Um texto bem escrito, seja este um romance, um poema ou outra obra literária qualquer, é, acima de tudo, um todo harmônico, e tanto mais será quanto mais soar de maneira agradável, produzindo uma sensação de prazer em quem o escreve e, por conseguinte, em todos os leitores que entrarem em sintonia com o autor. Agora sim, estamos com o tempero que faltava e não é difícil perceber que o agente desta sensação de prazer está, de alguma maneira, relacionado a uma convergência inerente aos objetos que se pretende reunir e que, para o caso exemplificado, seriam as palavras e os conceitos ou idéias a eles associados. Não é à-toa que os estudiosos de literatura dizem que em algum momento de seu trabalho o romancista, em geral, perde as rédeas de comando, tudo se passando, a partir de então, como se os personagens ganhassem vida própria. Quem dita as normas agora não é mais o autor, mas a realidade que ele está pretendendo retratar; e tanto mais assim será quanto mais o autor procurar transmitir sua experiência de vida, ainda que seja através de uma obra de ficção.

O cientista, conquanto apóie-se em normas diversas e, sob muitos aspectos, bem mais rígidas, passa, com grande freqüência, por processos similares àquele acima descrito para o literato. Os personagens confundem-se com os objetos de estudo pertencentes à natureza, e estes seguem os desígnios da natureza, também como se tivessem vida própria, num lato sensu. O realismo impõe-se à ciência e o papel do cientista não vai muito além daquele observado em um mero perscrutador da realidade factual. Em meio a essa investigação da natureza, o cientista se desdobra, ora decompondo um todo em partes, ora procurando reunir observações isoladas num todo lógico, coerente, convergente e de fácil entendimento. Com grande frequência a convergência decorre de uma atração entre opostos e chamaremos a estes por antagônicos complementares, ou seja, antagônicos que se completam, a exemplo da chave e da fechadura ou das peças de um quebra-cabeça.
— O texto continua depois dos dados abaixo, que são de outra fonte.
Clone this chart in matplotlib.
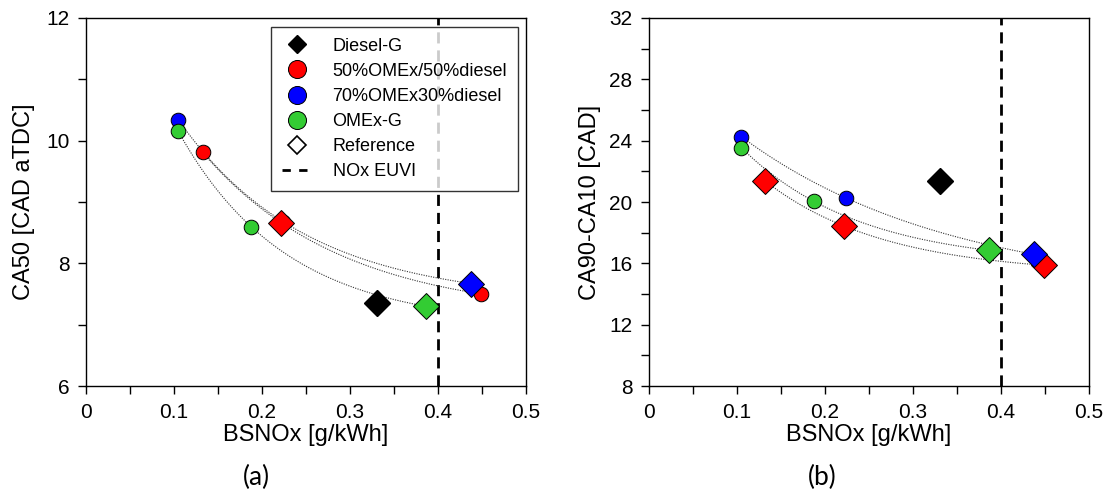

A unificação é de importância fundamental para o progresso e para a evolução das ciências. Como teria dito POINCARÉ [3], a ciência é construída de fatos, como uma casa é de pedras. Mas uma coleção de fatos não é mais uma ciência do que um monte de pedras é uma casa. Os fatos são coletados através de observações controladas e/ou da experimentação, mas a coerência a ser observada quando do agrupamento de fatos é objeto da teorização, se bem que esta coerência não esteja desvinculada da experimentação.

Com a finalidade de enfatizar o papel da unificação em teorização vale a pena expormos aqui o significado de teoria: teoria é um conjunto de hipóteses coerentemente interligadas, tendo por finalidade explicar, elucidar, interpretar ou unificar um dado domínio do conhecimento [4]. Por outro lado, e com respeito à experimentação, poderia citar duas dentre as máximas de POPPER [5] (1959): 1) Não existem observações puras: elas estão impregnadas pelas teorias e são orientadas pelos problemas e acompanhadas pelas teorias. 2) O experimentador não está principalmente empenhado em fazer observações exatas; seu trabalho é, também, em grande parte, de natureza teórica. A teoria domina o trabalho experimental, desde o seu planejamento inicial até os toques finais, no laboratório. Em outras palavras, experimentação e teorização surgem, em ciência, como etapas antagônicas mas, acima de tudo, interligadas, interdependentes, convergentes e vinculadas, graças à coerência inerente ao método científico [6,7]. Constituem-se pois num importante exemplo de dupla de antagônicos complementares e a demonstrar que a ciência, além de ser inerentemente unificadora, apóia-se em um método também dotado dessa característica.

A.M.F.


Referências:
  1. FERREIRA, A. B. H., 1986, Novo dicionário da língua portuguesa, Ed. Nova Fronteira, Rio de Janeiro, p. 1738.
  2. Dicionário Eletrônico Houaiss da Língua Portuguesa, Versão 1, dezembro de 2001, Editora Objetiva, Instituto Antonio Houaiss.
  3. POINCARÉ, Henri, 1905, Science and Hypothesis, Walter Scott Publishing, London, Chapter 9: Hypotheses in Physics. Este livro pode ser lido on line, em inglês e em páginas htm, no site da Brock University (Canadá), em http://spartan.ac.brocku.ca/~lward/Poincare/Poincare_1905_toc.html; ou então em francês, em http://abu.cnam.fr/cgi-bin/donner_html?scihyp2.
  4. MESQUITA F°., A., 1996, Teoria sobre o método científico, Integração II(7):255-62.
  5. POPPER, K.R., 1959: A Lógica da Pesquisa Científica, Editora Cultrix, São Paulo, 1975 (tradução).
  6. A maneira como interpreto o método científico pode ser encontrada de maneira resumida em Teoria sobre o método científico, op.cit..
  7. MESQUITA F°., A., 2000, Ensaios Sobre Filosofia da Ciência (em particular o capítulo 3, A Práxis Científica).